Mehr US-Firmen verliessen Russland

Seit dem russischen Einmarsch in der Ukraine haben sich mehr ausländische Unternehmen mit Hauptsitz in den Vereinigten Staaten zurückgezogen als solche mit Sitz in der EU oder Japan. Dennoch deuten die Ergebnisse darauf hin, dass weniger als 18 Prozent der US-Tochtergesellschaften tatsächlich veräussert wurden. 15 Prozent der japanischen Firmen haben sich von russischen Tochterfirmen getrennt und nur 8.3 Prozent der EU-Firmen haben sich aus Russland zurückgezogen. 

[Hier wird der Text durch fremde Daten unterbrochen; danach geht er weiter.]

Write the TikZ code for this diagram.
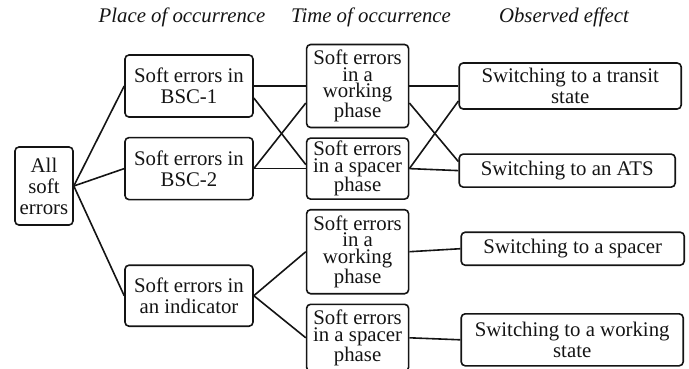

Von den in Russland verbliebenen westlichen Unternehmen sind 19.5 Prozent deutsche, 12.4 Prozent amerikanische und 7 Prozent japanische multinationale Unternehmen. Diese Ergebnisse stellen die Bereitschaft westlicher Unternehmen in Frage, sich von Volkswirtschaften abzukoppeln, die von den Regierungen ihrer Heimatländer inzwischen als geopolitische Rivalen eingestuft werden. 

Die Studienergebnisse sind ein Realitätscheck für die Behauptung, dass nationale Sicherheitsbedenken und geopolitische Erwägungen zu einer grundlegenden Rückabwicklung der Globalisierung führen.